ALLEN COUNTY, Ind. (WANE) – An Allen County jury found a local man guilty Friday on three counts of murder.

Jacquail Belcher, 30, was accused of shooting to death Breondon Pinkston, 28, Deshaun Devon Richards, 25 and Dernail Ivory Brown, 26, on July 28, 2018, a few minutes after midnight as they rode in a small passenger car at Fourth and Harrison streets.

Belcher was found guilty of murder and of using a firearm in the commission of a murder which typically adds 20 years to a sentence. In all, he faces a maximum of 215 years.

The courtroom was packed to hear the verdict and many of Belcher’s family were there. Outside, they yelled and shouted at each other under the watchful eyes of security.

Police determined that Richards was killed first with a shot to the right temple, a disabling wound that caused an immediate loss of life. He was in the passenger seat behind Pinkston, the driver, who was shot four times, two of them to the upper and lower back, severely injuring his lungs and heart.

Brown, known as Ivory, was seated in the passenger front seat and was shot in the back, but exited the car before it tore off across Wells Street. That was the scene that three witnesses recalled, all of them initially describing the assailant’s appearance as different than Belcher’s features.

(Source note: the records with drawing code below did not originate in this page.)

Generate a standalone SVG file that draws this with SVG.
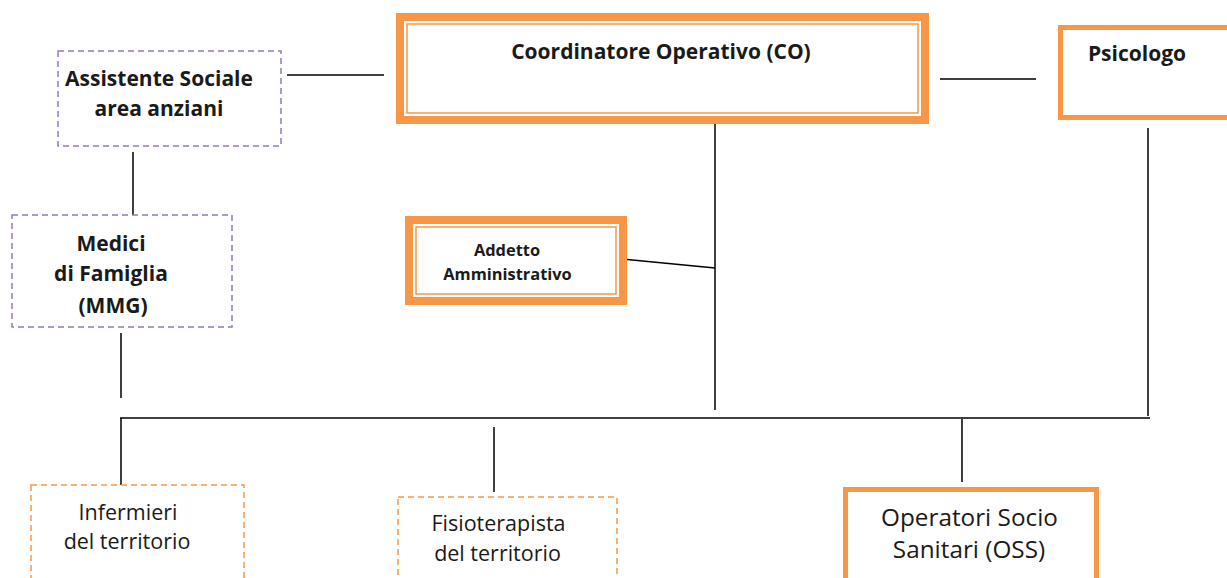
<svg xmlns="http://www.w3.org/2000/svg" width="1227" height="578" viewBox="0 0 1227 578">
<style>
.conn line{stroke:#000;stroke-width:1.5;fill:none}
.dbl{fill:#fff;stroke:#F79646;stroke-width:8}
.dblin{fill:none;stroke:#F79646;stroke-width:1.5}
.solid{fill:#fff;stroke:#F79646;stroke-width:5}
.dpur{fill:#fff;stroke:#9478BE;stroke-width:1.5;stroke-dasharray:6 4}
.dor{fill:#fff;stroke:#F79646;stroke-width:1.5;stroke-dasharray:6 4}
text{font-family:"Open Sans","Liberation Sans",sans-serif;fill:#1a1a1a;text-anchor:middle}
.b{font-weight:bold;font-size:21px}
.n{font-size:21.5px}
</style>
<g class="conn">
<line x1="287" y1="75" x2="384" y2="75"/>
<line x1="940" y1="79" x2="1036" y2="79"/>
<line x1="133" y1="152" x2="133" y2="215"/>
<line x1="715" y1="124" x2="715" y2="410"/>
<line x1="622" y1="259" x2="715" y2="268"/>
<line x1="121" y1="333" x2="121" y2="398"/>
<line x1="1148" y1="128" x2="1148" y2="416"/>
<line x1="120" y1="418" x2="1150" y2="418"/>
<line x1="121" y1="418" x2="121" y2="485"/>
<line x1="494" y1="427" x2="494" y2="492"/>
<line x1="962" y1="419" x2="962" y2="482"/>
</g>
<g id="co">
<rect class="dbl" x="400" y="17" width="525" height="103"/>
<rect class="dblin" x="407" y="24" width="511" height="89"/>
<text class="b" x="661" y="58.5">Coordinatore Operativo (CO)</text>
</g>
<g id="psicologo">
<rect class="solid" x="1060.5" y="27.5" width="175" height="90"/>
<text class="b" x="1137" y="60.5">Psicologo</text>
</g>
<g id="assistente">
<rect class="dpur" x="58" y="51" width="223" height="95"/>
<text class="b" x="159" y="85.5">Assistente Sociale</text>
<text class="b" x="159" y="115.5">area anziani</text>
</g>
<g id="medici">
<rect class="dpur" x="12" y="215" width="220" height="112"/>
<text class="b" x="111" y="250.5">Medici</text>
<text class="b" x="111" y="280.5">di Famiglia</text>
<text class="b" x="113" y="312.5">(MMG)</text>
</g>
<g id="addetto">
<rect class="dbl" x="409" y="220" width="214" height="81"/>
<rect class="dblin" x="416" y="227" width="200" height="67"/>
<text class="b" x="507" y="256" style="font-size:16.4px">Addetto</text>
<text class="b" x="507.5" y="280" style="font-size:16.4px">Amministrativo</text>
</g>
<g id="infermieri">
<rect class="dor" x="31" y="485" width="213" height="100"/>
<text class="n" x="128" y="519.5">Infermieri</text>
<text class="n" x="127" y="548.5">del territorio</text>
</g>
<g id="fisioterapista">
<rect class="dor" x="398" y="497" width="219" height="90"/>
<text class="n" x="498.5" y="530.5">Fisioterapista</text>
<text class="n" x="497.5" y="560.5">del territorio</text>
</g>
<g id="oss">
<rect class="solid" x="845.5" y="489.5" width="251" height="95"/>
<text x="969.5" y="525.5" font-size="24.3">Operatori Socio</text>
<text x="969" y="557.5" font-size="24.3">Sanitari (OSS)</text>
</g>
</svg>
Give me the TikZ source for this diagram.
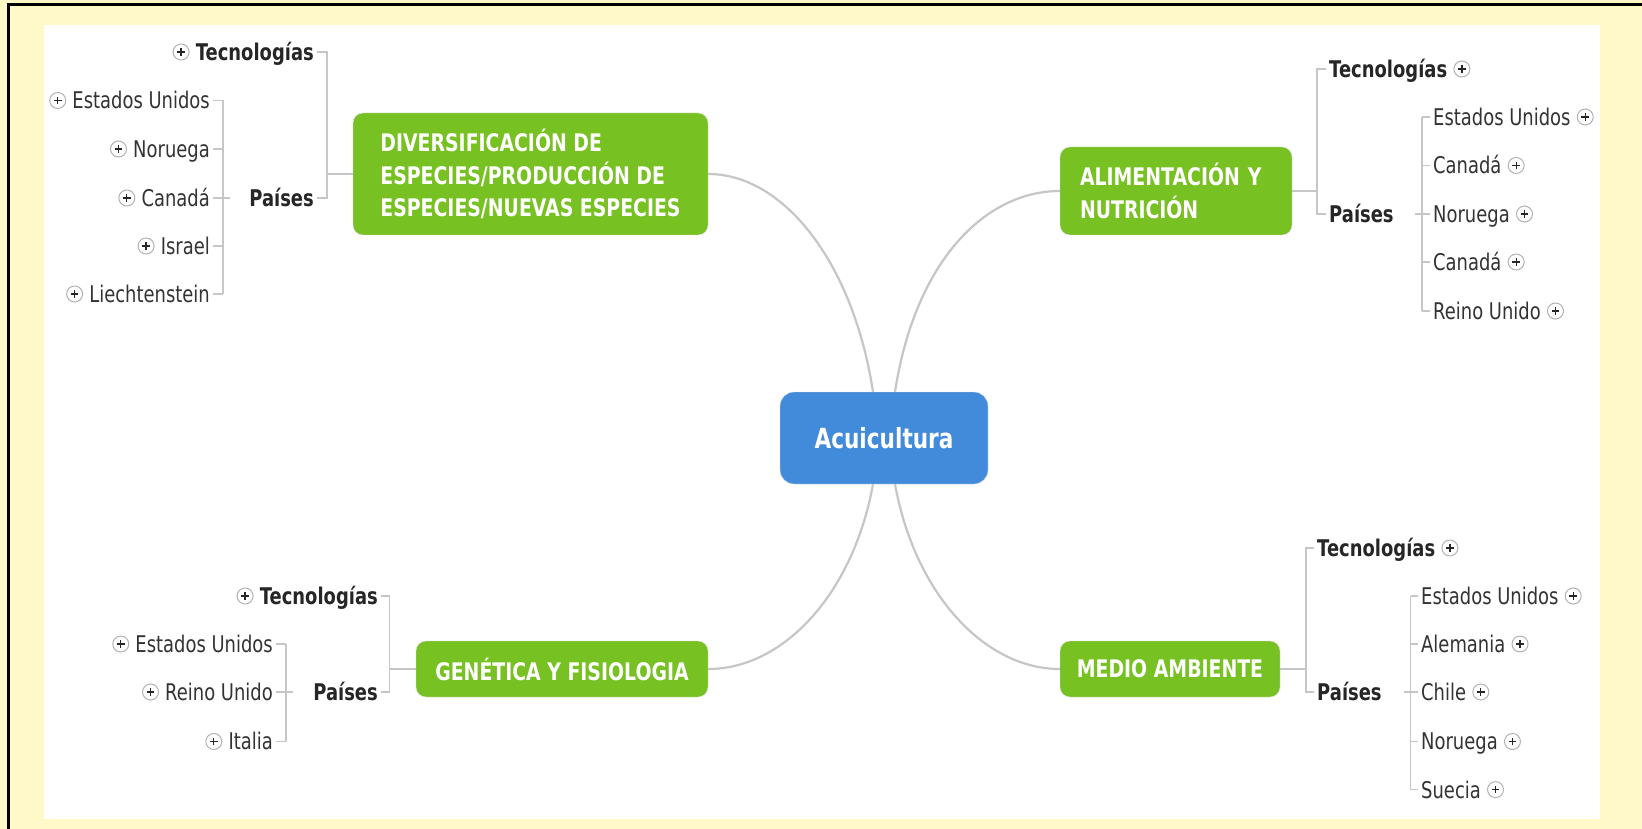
\documentclass[tikz,border=0pt]{standalone}
\usepackage{fontspec}
\setmainfont{DejaVu Sans}[FakeStretch=0.78]
\usetikzlibrary{positioning,calc}
\definecolor{bgyellow}{HTML}{FFF8C8}
\definecolor{topicgreen}{HTML}{78C123}
\definecolor{centralblue}{HTML}{428BDA}
\definecolor{linegray}{HTML}{C6C6C6}
\definecolor{leafgray}{HTML}{333333}
\tikzset{CENTRAL/.style={rectangle, rounded corners=14, fill=centralblue, draw=black!10, text=white, font=\fontsize{27.7}{32}\selectfont\bfseries, minimum width=208, minimum height=92}}
\tikzset{TOPIC/.style={rectangle, rounded corners=10, fill=topicgreen, draw=black!12, text=white, font=\fontsize{24.2}{32.5}\selectfont\bfseries, align=left}}
\tikzset{LEAF/.style={inner xsep=3, inner ysep=0, text=leafgray, font=\fontsize{23}{26}\selectfont, text height=20.8, text depth=4}}
\tikzset{BOLDLEAF/.style={LEAF, text=black!85, font=\fontsize{23}{26}\selectfont\bfseries}}
\tikzset{PLUS/.style={circle, draw=black!30, line width=1, fill=white, minimum size=16, inner sep=0, path picture={
    \draw[black!85, line width=1.3] ([xshift=-3.8pt]path picture bounding box.center) -- ([xshift=3.8pt]path picture bounding box.center)
        ([yshift=-3.8pt]path picture bounding box.center) -- ([yshift=3.8pt]path picture bounding box.center);}}}
\tikzset{BRANCH/.style={draw=linegray, line width=1.2}}
\tikzset{CURVE/.style={draw=linegray, line width=2.2}}

\begin{document}
\begin{tikzpicture}[x=1pt, y=-1pt]
    \useasboundingbox (0,0) rectangle (1642,829);
    \fill[bgyellow] (0,0) rectangle (1642,829);
    \fill[white] (44,25) rectangle (1600,819);
    \draw[line width=3] (8.5,829) |- (1642,4.5);

    \node[CENTRAL] (n_central) at (884,438) {Acuicultura};
    \node[TOPIC, minimum width=355, minimum height=122] (n_div) at (530.5,174) {DIVERSIFICACIÓN DE\\ESPECIES/PRODUCCIÓN DE\\ESPECIES/NUEVAS ESPECIES};
    \node[TOPIC, minimum height=88, text width=192, inner xsep=20] (n_ali) at (1176,191) {ALIMENTACIÓN Y\\NUTRICIÓN};
    \node[TOPIC, minimum width=292, minimum height=56] (n_gen) at (562,669) {GENÉTICA Y FISIOLOGIA};
    \node[TOPIC, minimum width=220, minimum height=56] (n_med) at (1170,669) {MEDIO AMBIENTE};

    \coordinate (c_tl) at ($(n_central.north)+(-11,0)$);
    \coordinate (c_tr) at ($(n_central.north)+(11,0)$);
    \coordinate (c_bl) at ($(n_central.south)+(-11,0)$);
    \coordinate (c_br) at ($(n_central.south)+(11,0)$);
    \draw[CURVE] (n_div.east) .. controls +(75,0) and +(-20,-130) .. (c_tl);
    \draw[CURVE] (n_ali.west) .. controls +(-75,0) and +(20,-130) .. (c_tr);
    \draw[CURVE] (n_gen.east) .. controls +(75,0) and +(-20,110) .. (c_bl);
    \draw[CURVE] (n_med.west) .. controls +(-75,0) and +(20,110) .. (c_br);

    % top left
    \coordinate (tl_j) at (327,174);
    \coordinate (tl_x) at (223,198);
    \node[BOLDLEAF, anchor=east] (tl_tec) at (317,52) {Tecnologías};
    \node[PLUS, left=3pt of tl_tec] (tl_tec_p) {};
    \node[BOLDLEAF, anchor=east] (tl_pais) at (317,198) {Países};
    \draw[BRANCH] (tl_tec.east) -| (tl_j) |- (tl_pais.east);
    \draw[BRANCH] (tl_j) -- (n_div.west);
    \foreach \n/\t/\y in {us/Estados Unidos/100.5, no/Noruega/149, ca/Canadá/198, il/Israel/246, li/Liechtenstein/294} {
        \node[LEAF, anchor=east] (tl_\n) at (213,\y) {\t};
        \node[PLUS, left=3pt of tl_\n] (tl_\n_p) {};
        \draw[BRANCH] (tl_\n.east) -- (tl_\n.east -| tl_x);
    }
    \draw[BRANCH] (tl_us.east -| tl_x) -- (tl_li.east -| tl_x);
    \draw[BRANCH] (tl_x) -- ++(7,0);

    % top right
    \coordinate (tr_j) at (1317,191);
    \coordinate (tr_x) at (1422,214);
    \node[BOLDLEAF, anchor=west] (tr_tec) at (1326,69) {Tecnologías};
    \node[PLUS, right=3pt of tr_tec] (tr_tec_p) {};
    \node[BOLDLEAF, anchor=west] (tr_pais) at (1326,214) {Países};
    \draw[BRANCH] (tr_tec.west) -| (tr_j) |- (tr_pais.west);
    \draw[BRANCH] (tr_j) -- (n_ali.east);
    \foreach \n/\t/\y in {us/Estados Unidos/117, ca/Canadá/165.5, no/Noruega/214, cb/Canadá/262, uk/Reino Unido/311} {
        \node[LEAF, anchor=west] (tr_\n) at (1430,\y) {\t};
        \node[PLUS, right=3pt of tr_\n] (tr_\n_p) {};
        \draw[BRANCH] (tr_\n.west) -- (tr_\n.west -| tr_x);
    }
    \draw[BRANCH] (tr_us.west -| tr_x) -- (tr_uk.west -| tr_x);
    \draw[BRANCH] (tr_x) -- ++(-7,0);

    % bottom left
    \coordinate (bl_j) at (389.6,669);
    \coordinate (bl_x) at (286,692);
    \node[BOLDLEAF, anchor=east] (bl_tec) at (381,596) {Tecnologías};
    \node[PLUS, left=3pt of bl_tec] (bl_tec_p) {};
    \node[BOLDLEAF, anchor=east] (bl_pais) at (381,692) {Países};
    \draw[BRANCH] (bl_tec.east) -| (bl_j) |- (bl_pais.east);
    \draw[BRANCH] (bl_j) -- (n_gen.west);
    \foreach \n/\t/\y in {us/Estados Unidos/644, uk/Reino Unido/692, it/Italia/741.5} {
        \node[LEAF, anchor=east] (bl_\n) at (276,\y) {\t};
        \node[PLUS, left=3pt of bl_\n] (bl_\n_p) {};
        \draw[BRANCH] (bl_\n.east) -- (bl_\n.east -| bl_x);
    }
    \draw[BRANCH] (bl_us.east -| bl_x) -- (bl_it.east -| bl_x);
    \draw[BRANCH] (bl_x) -- ++(7,0);

    % bottom right
    \coordinate (br_j) at (1306,669);
    \coordinate (br_x) at (1410.6,692);
    \node[BOLDLEAF, anchor=west] (br_tec) at (1314,548) {Tecnologías};
    \node[PLUS, right=3pt of br_tec] (br_tec_p) {};
    \node[BOLDLEAF, anchor=west] (br_pais) at (1314,692) {Países};
    \draw[BRANCH] (br_tec.west) -| (br_j) |- (br_pais.west);
    \draw[BRANCH] (br_j) -- (n_med.east);
    \foreach \n/\t/\y in {us/Estados Unidos/596, de/Alemania/644, cl/Chile/692, no/Noruega/741.5, se/Suecia/789.6} {
        \node[LEAF, anchor=west] (br_\n) at (1418,\y) {\t};
        \node[PLUS, right=3pt of br_\n] (br_\n_p) {};
        \draw[BRANCH] (br_\n.west) -- (br_\n.west -| br_x);
    }
    \draw[BRANCH] (br_us.west -| br_x) -- (br_se.west -| br_x);
    \draw[BRANCH] (br_x) -- ++(-7,0);
\end{tikzpicture}
\end{document}
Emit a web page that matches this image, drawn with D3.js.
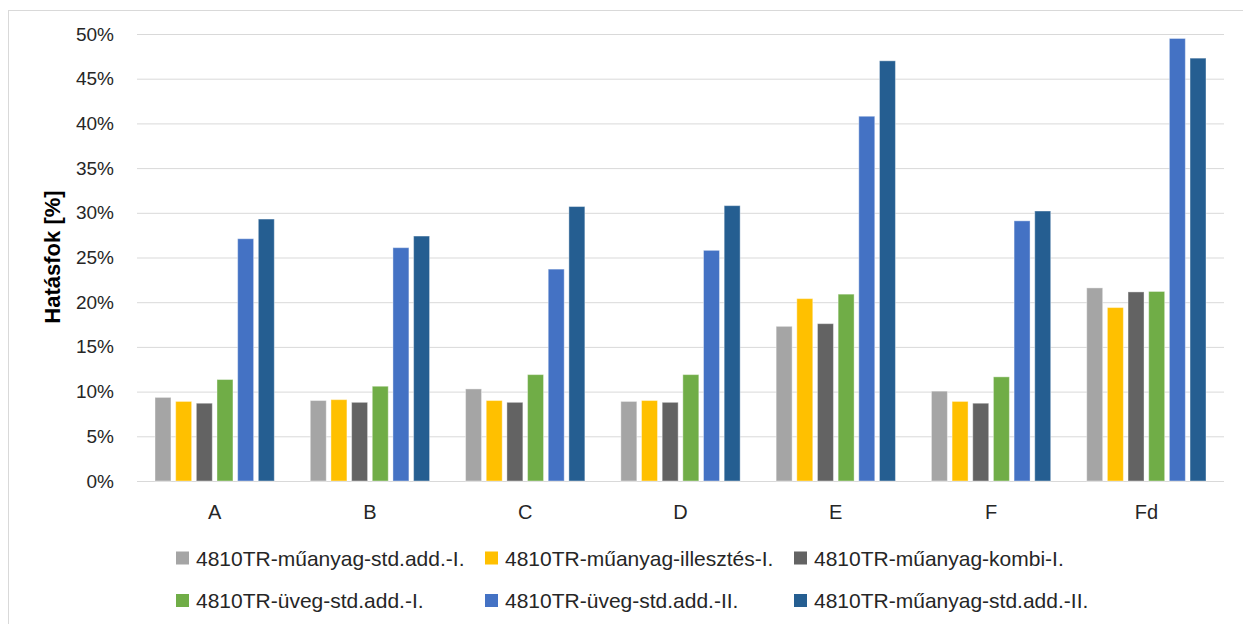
<!DOCTYPE html>
<html lang="hu">
<head>
    <meta charset="UTF-8">
    <title>Hatásfok</title>
    <script src="https://d3js.org/d3.v7.min.js"></script>
    <style>
        body { margin: 0; background: #fff; }
        svg { display: block; font-family: "Liberation Sans", Arial, sans-serif; }
    </style>
</head>
<body>
    <svg width="1243" height="624"></svg>

    <script>
        // Data
        const categories = ["A", "B", "C", "D", "E", "F", "Fd"];
        const seriesNames = [
            "4810TR-műanyag-std.add.-I.",
            "4810TR-műanyag-illesztés-I.",
            "4810TR-műanyag-kombi-I.",
            "4810TR-üveg-std.add.-I.",
            "4810TR-üveg-std.add.-II.",
            "4810TR-műanyag-std.add.-II."
        ];
        const muanyagStdI   = [9.35, 9.0, 10.3, 8.9, 17.3, 10.05, 21.6];
        const muanyagIllI   = [8.9, 9.1, 9.0, 9.0, 20.4, 8.9, 19.4];
        const muanyagKombiI = [8.7, 8.8, 8.8, 8.8, 17.6, 8.7, 21.15];
        const uvegStdI      = [11.35, 10.6, 11.9, 11.9, 20.9, 11.65, 21.2];
        const uvegStdII     = [27.1, 26.1, 23.7, 25.8, 40.8, 29.1, 49.5];
        const muanyagStdII  = [29.3, 27.4, 30.7, 30.8, 47.0, 30.2, 47.3];
        const yTicks = [0, 5, 10, 15, 20, 25, 30, 35, 40, 45, 50];
        const colors = ["#A5A5A5", "#FFC000", "#636363", "#70AD47", "#4472C4", "#255E91"];

        const allSeries = [muanyagStdI, muanyagIllI, muanyagKombiI, uvegStdI, uvegStdII, muanyagStdII];

        const svg = d3.select("svg");
        const plot = {left: 137, right: 1224, top: 34, bottom: 481};

        // chart frame
        svg.append("rect")
            .attr("x", 8.5).attr("y", 10.5)
            .attr("width", 1240).attr("height", 620)
            .attr("fill", "none")
            .attr("stroke", "#d9d9d9");

        const x0 = d3.scaleBand()
            .domain(categories)
            .range([plot.left, plot.right]);

        const inner = 18;
        const x1 = d3.scaleBand()
            .domain(d3.range(seriesNames.length))
            .range([inner, x0.bandwidth() - inner])
            .paddingInner(0.227);

        const y = d3.scaleLinear()
            .domain([0, 50])
            .range([plot.bottom, plot.top]);

        // y axis with gridlines
        const yAxis = svg.append("g")
            .attr("transform", `translate(${plot.left},0)`)
            .call(d3.axisLeft(y)
                .tickValues(yTicks)
                .tickFormat(d => d + "%")
                .tickSize(-(plot.right - plot.left))
                .tickPadding(23));
        yAxis.select(".domain").remove();
        yAxis.selectAll(".tick line").attr("stroke", "#d9d9d9").attr("stroke-width", 1);
        yAxis.selectAll(".tick text")
            .attr("fill", "#262626")
            .style("font-size", "19px");

        // y axis title
        svg.append("text")
            .attr("transform", "rotate(-90)")
            .attr("x", -257)
            .attr("y", 60)
            .attr("text-anchor", "middle")
            .attr("fill", "#000")
            .style("font-size", "22px")
            .style("font-weight", "bold")
            .text("Hatásfok [%]");

        // bars
        const groups = svg.append("g").selectAll("g")
            .data(categories)
            .join("g")
            .attr("transform", d => `translate(${x0(d)},0)`);

        groups.selectAll("rect")
            .data((c, ci) => allSeries.map((s, si) => ({si, v: s[ci]})))
            .join("rect")
            .attr("x", d => x1(d.si))
            .attr("width", x1.bandwidth())
            .attr("y", d => y(d.v))
            .attr("height", d => y(0) - y(d.v))
            .attr("fill", d => colors[d.si])
            .attr("stroke", "#fff")
            .attr("stroke-opacity", 0.4)
            .attr("stroke-width", 1);

        // x axis labels
        const xAxis = svg.append("g")
            .attr("transform", `translate(0,${plot.bottom})`)
            .call(d3.axisBottom(x0).tickSize(0).tickPadding(24));
        xAxis.select(".domain").remove();
        xAxis.selectAll(".tick text")
            .attr("fill", "#262626")
            .style("font-size", "20px");

        // legend, 3 columns x 2 rows
        const legend = svg.append("g").selectAll("g")
            .data(seriesNames)
            .join("g")
            .attr("transform", (d, i) => `translate(${176 + (i % 3) * 309},${558 + Math.floor(i / 3) * 42.5})`);

        legend.append("rect")
            .attr("x", 0).attr("y", -6.5)
            .attr("width", 13).attr("height", 13)
            .attr("fill", (d, i) => colors[i]);

        legend.append("text")
            .attr("x", 20)
            .attr("dy", "0.36em")
            .attr("fill", "#262626")
            .style("font-size", "21px")
            .text(d => d);
    </script>
</body>
</html>
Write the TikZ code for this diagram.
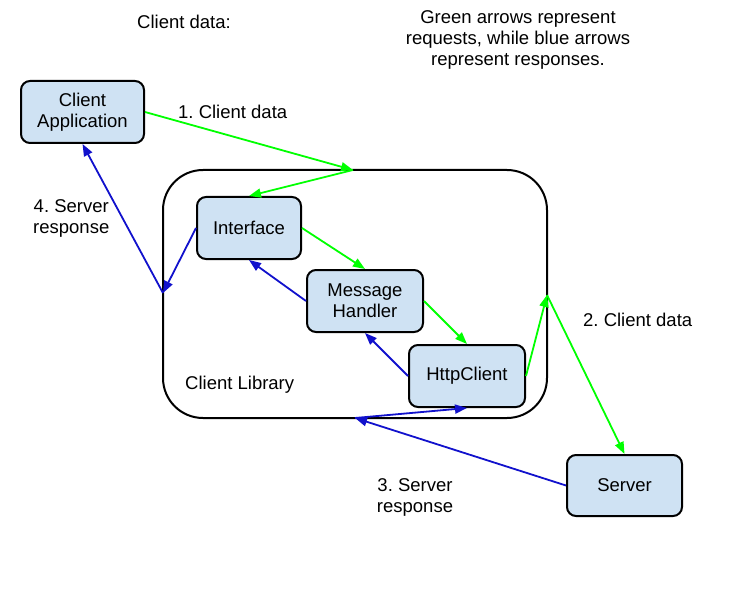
\documentclass[tikz,border=0pt]{standalone}
\usepackage{fontspec}
\setmainfont{Liberation Sans}
\usetikzlibrary{arrows.meta}
\definecolor{boxfill}{RGB}{207,226,243}
\definecolor{reqgreen}{RGB}{0,255,0}
\definecolor{resblue}{RGB}{17,17,204}
\frenchspacing
\begin{document}
\begin{tikzpicture}[x=1pt,y=-1pt,
  every node/.style={font=\fontsize{18.5}{21}\selectfont},
  comp/.style={draw=black,line width=2pt,fill=boxfill,rounded corners=9pt,align=center,inner sep=0pt},
  lbl/.style={align=center,inner sep=0pt},
  req/.style={draw=reqgreen,line width=1.8pt,-{Triangle[length=12pt,width=9pt]}},
  res/.style={draw=resblue,line width=1.8pt,-{Triangle[length=12pt,width=9pt]}}
]
\useasboundingbox (0,0) rectangle (753,591);
% client library container
\node[draw=black,line width=2pt,rounded corners=40pt,minimum width=384pt,minimum height=248pt,inner sep=0pt] (lib) at (355,294) {};
\node[lbl,anchor=west] (libl) at (185,385) {Client Library};
% components
\node[comp,minimum width=123pt,minimum height=62pt] (app) at (82.5,112) {Client\\Application};
\node[comp,minimum width=104pt,minimum height=62pt] (intf) at (249,228) {Interface};
\node[comp,minimum width=116pt,minimum height=62pt] (mh) at (365,301) {Message\\Handler};
\node[comp,minimum width=116pt,minimum height=62pt] (hc) at (467,376) {HttpClient};
\node[comp,minimum width=115pt,minimum height=61pt] (srv) at (624.5,485.5) {Server};
% junction points on container
\coordinate (j1) at (353,170);
\coordinate (j2) at (547,295);
\coordinate (j3) at (355,418);
\coordinate (j4) at (163,293);
% labels
\node[lbl] (t1) at (184,22) {Client data:};
\node[lbl] (t2) at (518,40) {Green arrows represent\\requests, while blue arrows\\represent responses.};
\node[lbl,anchor=west] (l1) at (178,112) {1. Client data};
\node[lbl,anchor=west] (l2) at (583,320) {2. Client data};
\node[lbl] (l3) at (415,497) {3. Server\\response};
\node[lbl,anchor=west] (l4) at (33,218) {4. Server\\response};
% requests (green)
\draw[req] (app.east) -- (j1);
\draw[req] (j1) -- (intf.north);
\draw[req] (intf.east) -- (mh.north);
\draw[req] (mh.east) -- (hc.north);
\draw[req] (hc.east) -- (j2);
\draw[req] (j2) -- (srv.north);
% responses (blue)
\draw[res] (srv.west) -- (j3);
\draw[res] (j3) -- (hc.south);
\draw[res] (hc.west) -- (mh.south);
\draw[res] (mh.west) -- (intf.south);
\draw[res] (intf.west) -- (j4);
\draw[res] (j4) -- (app.south);
\end{tikzpicture}
\end{document}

The defense attorney said the faulty descriptions were enough to convince the jury that the state got the wrong man. It’s up to the state, he said, to prove a man guilty beyond a reasonable doubt.

The defense attorney said incriminating DNA- found in the rear passenger seat where the police said Belcher was sitting- shouldn’t be considered because no one knew when Belcher might have touched those surfaces.

But the state’s prosecutors said the evidence when taken together placed Belcher with the three victims at the time of the shooting and afterwards at the Break & Run bar.

An Allen County jail informant who came forward with testimony regarding Belcher’s nickname – “Mad Max” because he was always mad – and his incriminating words that he’d done something bad, he wanted to turn his life around and that he’d “smoked” three people, could be weighed against his denials to the lead homicide detective.

A grainy video caught him walking by the Mission Church, a couple of blocks north of the crime scene and right by Belcher’s biological mother’s house on Cass Street. Earlier phone calls connected to “Baby Joc” on Theresa Belcher’s cell phone came back to short phone calls between Belcher and Richards.

Deshaun Richards’ mother, Goldy Holman, started to trust the detective and told him all four of the young men were at her home about an hour before the shootings and that she’d asked them to leave because there were younger children at her home.

After denying he knew any of the victims, Belcher told the detective during a police interview that he knew “Beans,” the nickname for Richards, and had grown up with him. Then he admitted he might have gotten in the car with them, but didn’t go anywhere with them.

It was Belcher’s contention that he was babysitting his sister/niece and a cousin at his adopted mother’s home on Plaza Drive. Although Belcher didn’t take the stand, Cynthia Bennett, his aunt and adoptive mother, did say Belcher was her main babysitter when she worked Monday through Friday from 3 p.m. to 11 p.m. and that normally she’d get back to her house around 11:30 p.m.

After closings ended around 11:30 a.m., the jury returned barely an hour and a half later with its verdict.

The jurors were swift to agree with the prosecutors that, even without the 9mm used to kill three men in a matter of seconds, the blame went to Belcher.

Sentencing is scheduled for July 6 at 8:30 a.m.